#### WHAT IS REQUIRED
Exact reproduction of the data is required, with images excluded.

______________________________

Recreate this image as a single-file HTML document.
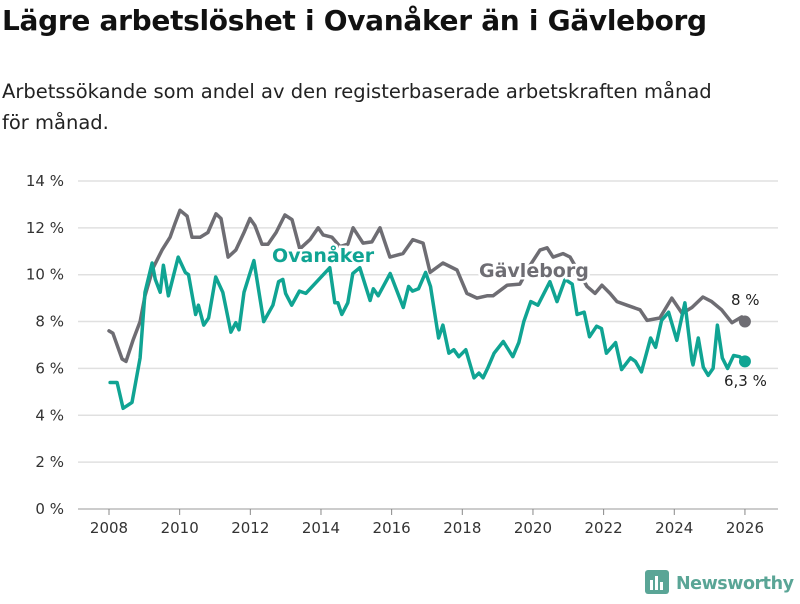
<!DOCTYPE html>
<html><head><meta charset="utf-8"><style>
body{margin:0;width:800px;height:600px;background:#fff;font-family:"Liberation Sans","DejaVu Sans",sans-serif;overflow:hidden;position:relative}
h1{position:absolute;left:2px;top:4px;margin:0;font-size:28px;font-weight:bold;color:#111;font-family:"DejaVu Sans",sans-serif;letter-spacing:-0.3px}
p{position:absolute;left:2px;top:76px;margin:0;font-size:19.5px;line-height:31px;color:#222;width:740px;font-family:"DejaVu Sans",sans-serif}
svg{position:absolute;left:0;top:0}
</style></head><body>
<h1>Lägre arbetslöshet i Ovanåker än i Gävleborg</h1>
<p>Arbetssökande som andel av den registerbaserade arbetskraften månad för månad.</p>
<svg id="c" width="800" height="600"></svg>
<script>
const yTicks=[0,2,4,6,8,10,12,14];
const xTicks=[2008,2010,2012,2014,2016,2018,2020,2022,2024,2026];
const gavYears=[2008.00,2008.11,2008.37,2008.48,2008.68,2008.88,2009.02,2009.25,2009.50,2009.73,2009.87,2010.01,2010.21,2010.35,2010.58,2010.80,2011.03,2011.17,2011.37,2011.59,2011.82,2011.99,2012.13,2012.33,2012.50,2012.73,2012.98,2013.18,2013.40,2013.69,2013.92,2014.06,2014.31,2014.54,2014.76,2014.91,2015.19,2015.44,2015.67,2015.95,2016.32,2016.60,2016.89,2017.09,2017.45,2017.85,2018.13,2018.42,2018.70,2018.87,2019.27,2019.63,2019.92,2020.20,2020.40,2020.57,2020.85,2021.05,2021.53,2021.76,2021.95,2022.18,2022.38,2022.66,2023.03,2023.23,2023.59,2023.93,2024.22,2024.50,2024.81,2025.06,2025.34,2025.63,2025.91,2026.00];
const gavVals=[7.6,7.5,6.4,6.3,7.2,8.0,9.1,10.3,11.05,11.6,12.2,12.75,12.5,11.6,11.6,11.8,12.6,12.4,10.75,11.05,11.8,12.4,12.1,11.3,11.3,11.8,12.55,12.35,11.1,11.5,12.0,11.7,11.6,11.2,11.3,12.0,11.35,11.4,12.0,10.75,10.9,11.5,11.35,10.1,10.5,10.2,9.2,9.0,9.1,9.1,9.55,9.6,10.4,11.05,11.15,10.75,10.9,10.75,9.5,9.2,9.55,9.2,8.85,8.7,8.5,8.05,8.15,9.0,8.35,8.6,9.05,8.85,8.5,7.95,8.2,8.0];
const ovaYears=[2008.03,2008.23,2008.4,2008.65,2008.88,2009.02,2009.22,2009.31,2009.45,2009.54,2009.68,2009.96,2010.16,2010.25,2010.45,2010.53,2010.68,2010.82,2011.02,2011.22,2011.45,2011.59,2011.68,2011.82,2012.1,2012.38,2012.64,2012.8,2012.92,2013.0,2013.17,2013.39,2013.57,2014.25,2014.39,2014.48,2014.59,2014.76,2014.9,2015.1,2015.39,2015.48,2015.62,2015.96,2016.33,2016.48,2016.59,2016.76,2016.96,2017.1,2017.33,2017.45,2017.62,2017.76,2017.9,2018.1,2018.33,2018.47,2018.59,2018.73,2018.9,2019.16,2019.43,2019.6,2019.74,2019.94,2020.14,2020.31,2020.48,2020.68,2020.91,2021.11,2021.25,2021.45,2021.6,2021.8,2021.94,2022.08,2022.34,2022.51,2022.76,2022.9,2023.07,2023.33,2023.47,2023.64,2023.84,2024.07,2024.3,2024.5,2024.53,2024.68,2024.82,2024.96,2025.1,2025.22,2025.36,2025.51,2025.68,2025.85,2026.0];
const ovaVals=[5.4,5.4,4.3,4.55,6.45,9.25,10.5,9.8,9.25,10.4,9.1,10.75,10.1,10.0,8.3,8.7,7.85,8.15,9.9,9.25,7.55,7.95,7.65,9.25,10.6,8.0,8.7,9.7,9.8,9.2,8.7,9.3,9.2,10.3,8.8,8.8,8.3,8.8,10.05,10.3,8.9,9.4,9.1,10.05,8.6,9.5,9.3,9.4,10.1,9.5,7.3,7.85,6.65,6.8,6.5,6.8,5.6,5.8,5.6,6.05,6.65,7.15,6.5,7.1,8.0,8.85,8.7,9.2,9.7,8.85,9.8,9.6,8.3,8.4,7.35,7.8,7.7,6.65,7.1,5.95,6.45,6.3,5.85,7.3,6.9,8.05,8.4,7.2,8.8,6.35,6.15,7.3,6.05,5.7,6.0,7.85,6.45,6.0,6.55,6.5,6.3];
const gavLast=8.0, ovaLast=6.3, lastYear=2026.0;

const NS="http://www.w3.org/2000/svg", svg=document.getElementById('c');
const X=y=>109+(y-2008)*35.33, Y=v=>509-v*23.43;
function mk(t,a,p){const e=document.createElementNS(NS,t);for(const k in a)e.setAttribute(k,a[k]);(p||svg).appendChild(e);return e;}
yTicks.forEach(v=>{
 const g=mk('line',{x1:78,x2:778,y1:Y(v),y2:Y(v),stroke:v===0?'#bbb':'#e0e0e0','stroke-width':1.5});
 
 
 const t=mk('text',{x:64,y:Y(v)+5,'text-anchor':'end','font-size':15,fill:'#333','font-family':'DejaVu Sans, sans-serif'});
 t.textContent=v+' %';
 
 
});
xTicks.forEach(y=>{
 const l=mk('line',{x1:X(y),x2:X(y),y1:509,y2:515,stroke:'#888','stroke-width':1});
 
 
 const t=mk('text',{x:X(y),y:533,'text-anchor':'middle','font-size':15,fill:'#333','font-family':'DejaVu Sans, sans-serif'});
 t.textContent=y;
 
 
});
function line(xs,vs,col,name){
 const d=vs.map((v,i)=>(i?'L':'M')+X(xs[i]).toFixed(1)+','+Y(v).toFixed(1)).join('');
 const p=mk('path',{d:d,fill:'none',stroke:col,'stroke-width':3.5,'stroke-linejoin':'round','stroke-linecap':'round'});
 
 
}
line(gavYears,gavVals,'#6e6d73','gavleborg-line');
line(ovaYears,ovaVals,'#10a493','ovanaker-line');
function lab(x,y,txt,col,name,size,bold){
 const t=mk('text',{x:x,y:y,'font-size':size,fill:col,'font-weight':bold?'bold':'normal',stroke:'#fff','stroke-width':bold?5:4,'paint-order':'stroke','font-family':'DejaVu Sans, sans-serif'});
 t.textContent=txt;
 
 
}
lab(272,262,'Ovanåker','#10a493','ovanaker-label',19,true);
lab(479,277,'Gävleborg','#6e6d73','gavleborg-label',19,true);
const d1=mk('circle',{cx:X(lastYear),cy:Y(gavLast),r:6,fill:'#6e6d73'});


const d2=mk('circle',{cx:X(lastYear),cy:Y(ovaLast),r:6,fill:'#10a493'});


lab(731,305,'8 %','#222','gavleborg-end-value',15,false);
lab(724,386,'6,3 %','#222','ovanaker-end-value',15,false);
</script>
<svg width="160" height="40" style="left:640px;top:564px">
<rect x="5" y="6" width="24" height="24" rx="3" fill="#5aa596"/>
<rect x="10" y="16" width="3" height="10" fill="#fff"/><rect x="15" y="12" width="3" height="14" fill="#fff"/><rect x="20" y="18" width="3" height="8" fill="#fff"/>
<text x="36" y="25" font-size="17.5" font-weight="bold" fill="#5aa596" font-family="DejaVu Sans, sans-serif" textLength="118">Newsworthy</text>
</svg>
</body></html>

______________________________

#### CORRECT OUTPUT
Recreate this image as a single-file HTML document.
<!DOCTYPE html>
<html><head><meta charset="utf-8"><style>
body{margin:0;width:800px;height:600px;background:#fff;font-family:"Liberation Sans","DejaVu Sans",sans-serif;overflow:hidden;position:relative}
h1{position:absolute;left:2px;top:4px;margin:0;font-size:28px;font-weight:bold;color:#111;font-family:"DejaVu Sans",sans-serif;letter-spacing:-0.3px}
p{position:absolute;left:2px;top:76px;margin:0;font-size:19.5px;line-height:31px;color:#222;width:740px;font-family:"DejaVu Sans",sans-serif}
svg{position:absolute;left:0;top:0}
</style></head><body>
<h1>Lägre arbetslöshet i Ovanåker än i Gävleborg</h1>
<p>Arbetssökande som andel av den registerbaserade arbetskraften månad för månad.</p>
<svg id="c" width="800" height="600"></svg>
<script>
const yTicks=[0,2,4,6,8,10,12,14];
const xTicks=[2008,2010,2012,2014,2016,2018,2020,2022,2024,2026];
const gavYears=[2008.00,2008.11,2008.37,2008.48,2008.68,2008.88,2009.02,2009.25,2009.50,2009.73,2009.87,2010.01,2010.21,2010.35,2010.58,2010.80,2011.03,2011.17,2011.37,2011.59,2011.82,2011.99,2012.13,2012.33,2012.50,2012.73,2012.98,2013.18,2013.40,2013.69,2013.92,2014.06,2014.31,2014.54,2014.76,2014.91,2015.19,2015.44,2015.67,2015.95,2016.32,2016.60,2016.89,2017.09,2017.45,2017.85,2018.13,2018.42,2018.70,2018.87,2019.27,2019.63,2019.92,2020.20,2020.40,2020.57,2020.85,2021.05,2021.53,2021.76,2021.95,2022.18,2022.38,2022.66,2023.03,2023.23,2023.59,2023.93,2024.22,2024.50,2024.81,2025.06,2025.34,2025.63,2025.91,2026.00];
const gavVals=[7.6,7.5,6.4,6.3,7.2,8.0,9.1,10.3,11.05,11.6,12.2,12.75,12.5,11.6,11.6,11.8,12.6,12.4,10.75,11.05,11.8,12.4,12.1,11.3,11.3,11.8,12.55,12.35,11.1,11.5,12.0,11.7,11.6,11.2,11.3,12.0,11.35,11.4,12.0,10.75,10.9,11.5,11.35,10.1,10.5,10.2,9.2,9.0,9.1,9.1,9.55,9.6,10.4,11.05,11.15,10.75,10.9,10.75,9.5,9.2,9.55,9.2,8.85,8.7,8.5,8.05,8.15,9.0,8.35,8.6,9.05,8.85,8.5,7.95,8.2,8.0];
const ovaYears=[2008.03,2008.23,2008.4,2008.65,2008.88,2009.02,2009.22,2009.31,2009.45,2009.54,2009.68,2009.96,2010.16,2010.25,2010.45,2010.53,2010.68,2010.82,2011.02,2011.22,2011.45,2011.59,2011.68,2011.82,2012.1,2012.38,2012.64,2012.8,2012.92,2013.0,2013.17,2013.39,2013.57,2014.25,2014.39,2014.48,2014.59,2014.76,2014.9,2015.1,2015.39,2015.48,2015.62,2015.96,2016.33,2016.48,2016.59,2016.76,2016.96,2017.1,2017.33,2017.45,2017.62,2017.76,2017.9,2018.1,2018.33,2018.47,2018.59,2018.73,2018.9,2019.16,2019.43,2019.6,2019.74,2019.94,2020.14,2020.31,2020.48,2020.68,2020.91,2021.11,2021.25,2021.45,2021.6,2021.8,2021.94,2022.08,2022.34,2022.51,2022.76,2022.9,2023.07,2023.33,2023.47,2023.64,2023.84,2024.07,2024.3,2024.5,2024.53,2024.68,2024.82,2024.96,2025.1,2025.22,2025.36,2025.51,2025.68,2025.85,2026.0];
const ovaVals=[5.4,5.4,4.3,4.55,6.45,9.25,10.5,9.8,9.25,10.4,9.1,10.75,10.1,10.0,8.3,8.7,7.85,8.15,9.9,9.25,7.55,7.95,7.65,9.25,10.6,8.0,8.7,9.7,9.8,9.2,8.7,9.3,9.2,10.3,8.8,8.8,8.3,8.8,10.05,10.3,8.9,9.4,9.1,10.05,8.6,9.5,9.3,9.4,10.1,9.5,7.3,7.85,6.65,6.8,6.5,6.8,5.6,5.8,5.6,6.05,6.65,7.15,6.5,7.1,8.0,8.85,8.7,9.2,9.7,8.85,9.8,9.6,8.3,8.4,7.35,7.8,7.7,6.65,7.1,5.95,6.45,6.3,5.85,7.3,6.9,8.05,8.4,7.2,8.8,6.35,6.15,7.3,6.05,5.7,6.0,7.85,6.45,6.0,6.55,6.5,6.3];
const gavLast=8.0, ovaLast=6.3, lastYear=2026.0;

const NS="http://www.w3.org/2000/svg", svg=document.getElementById('c');
const X=y=>109+(y-2008)*35.33, Y=v=>509-v*23.43;
function mk(t,a,p){const e=document.createElementNS(NS,t);for(const k in a)e.setAttribute(k,a[k]);(p||svg).appendChild(e);return e;}
yTicks.forEach(v=>{
 const g=mk('line',{x1:78,x2:778,y1:Y(v),y2:Y(v),stroke:v===0?'#bbb':'#e0e0e0','stroke-width':1.5});
 
 
 const t=mk('text',{x:64,y:Y(v)+5,'text-anchor':'end','font-size':15,fill:'#333','font-family':'DejaVu Sans, sans-serif'});
 t.textContent=v+' %';
 
 
});
xTicks.forEach(y=>{
 const l=mk('line',{x1:X(y),x2:X(y),y1:509,y2:515,stroke:'#888','stroke-width':1});
 
 
 const t=mk('text',{x:X(y),y:533,'text-anchor':'middle','font-size':15,fill:'#333','font-family':'DejaVu Sans, sans-serif'});
 t.textContent=y;
 
 
});
function line(xs,vs,col,name){
 const d=vs.map((v,i)=>(i?'L':'M')+X(xs[i]).toFixed(1)+','+Y(v).toFixed(1)).join('');
 const p=mk('path',{d:d,fill:'none',stroke:col,'stroke-width':3.5,'stroke-linejoin':'round','stroke-linecap':'round'});
 
 
}
line(gavYears,gavVals,'#6e6d73','gavleborg-line');
line(ovaYears,ovaVals,'#10a493','ovanaker-line');
function lab(x,y,txt,col,name,size,bold){
 const t=mk('text',{x:x,y:y,'font-size':size,fill:col,'font-weight':bold?'bold':'normal',stroke:'#fff','stroke-width':bold?5:4,'paint-order':'stroke','font-family':'DejaVu Sans, sans-serif'});
 t.textContent=txt;
 
 
}
lab(272,262,'Ovanåker','#10a493','ovanaker-label',19,true);
lab(479,277,'Gävleborg','#6e6d73','gavleborg-label',19,true);
const d1=mk('circle',{cx:X(lastYear),cy:Y(gavLast),r:6,fill:'#6e6d73'});


const d2=mk('circle',{cx:X(lastYear),cy:Y(ovaLast),r:6,fill:'#10a493'});


lab(731,305,'8 %','#222','gavleborg-end-value',15,false);
lab(724,386,'6,3 %','#222','ovanaker-end-value',15,false);
</script>
<svg width="160" height="40" style="left:640px;top:564px">
<rect x="5" y="6" width="24" height="24" rx="3" fill="#5aa596"/>
<rect x="10" y="16" width="3" height="10" fill="#fff"/><rect x="15" y="12" width="3" height="14" fill="#fff"/><rect x="20" y="18" width="3" height="8" fill="#fff"/>
<text x="36" y="25" font-size="17.5" font-weight="bold" fill="#5aa596" font-family="DejaVu Sans, sans-serif" textLength="118">Newsworthy</text>
</svg>
</body></html>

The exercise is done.